Schneider Electric, Honeywell and Siemens, meanwhile, bought companies last year to beef up their building management portfolios. Ultimately, building management and demand response will blur together.
Building management software is an extension, to some degree, of networking. Cisco, moreover, has generally been better at it than many other tech companies, especially when it comes to integrating acquisitions.
It's a potentially large market too. Large commercial buildings consume approximately 20 percent of all of the energy in the U.S. and a good portion of that energy is not consumed efficiently. Look at an urban skyline at night and count the lights: very few people are actually in those offices working. In Chicago, many '80s vintage buildings are heated with electricity: inexpensive to install, but insanely inefficient. Overall, buildings and residences account for 39 percent of energy consumption and 76 percent of all electricity consumption.
Heating, ventilation and cooling account for 32 percent of the energy budget in commercial buildings, according to DOE statistics, or 6.4 percent of all energy consumed in the U.S. Mediator, thus, is focused on a somewhat sizeable wedge of the pie.
"Most buildings are wasting 30 percent of their energy off the bat," Ed told us in May 2010.

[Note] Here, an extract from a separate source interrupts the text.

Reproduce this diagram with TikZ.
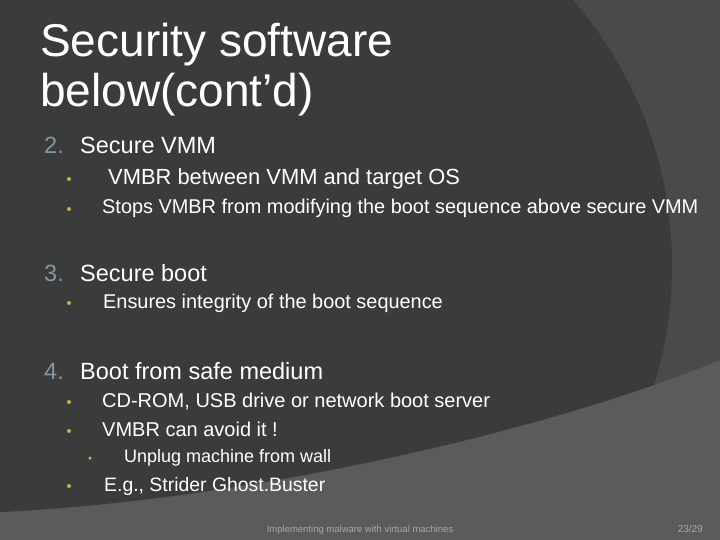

So what could be going wrong at Cisco? My personal theories include:
1. Cisco hasn't been able to dedicate enough time to it and building management seems to be falling by the wayside in the current consolidation/revival crisis inside the company. Cisco said earlier it will continue to invest in smart grid, but it's not singled out as one of its top core areas under the new strategy.
2. The building management market -- at least for Cisco -- has become a "death by trial" situation where engineers and other employees get sucked into lengthy, expensive, and potentially un-lucrative trials. Some residential networking companies have complained about how trials can become a burden. Back in 2009, Cisco told us 80 customers had been quietly testing Mediator.
3. Efficiency isn't as big of a selling point as many believe. Redwood Systems, which makes a building management system focused on controlling lights and other devices, has begun to add applications to its basic technology platform to make it more appealing. One of the favorite applications is one that lets employees better manage conference room reservations. A retailer wants to employ it to monitor how many people are in line at any given time. In other words, non-energy applications. Mike Dauber at Battery Ventures, an investor in Redwood, recently speculated that large customers may have trouble getting excited about efficiency.
Validus DC Systems, which makes DC power systems to reduce data center energy consumption, says its equipment curbs utility bills, but the real savings come in reducing the real estate needed for data centers. Again, a non-energy function stealing the show.
4. Cisco screwed up the sales process and acquisition integration. It happens. Look at what happened to Flip.
5. I'm imagining all of this.
6. Ed got an offer from someone else. Recently, Scientific Founder John Pitcher defected to Serious Energy.
I put the most stock in theories one, two and four, but number three bears watching. Home networking companies are already discovering that the cost/benefit equation is a tough sell. Utilities will likely have to subsidize these systems to get HAN equipment in sizeable numbers into the market. Perhaps commercial building owners are waiting for additional benefits -- utility refunds or retrofit-as-a-service contracts like those offered by Transcend Equity -- before they take the building networking plunge.
And if number five or six turns out to be correct, it will be duly noted.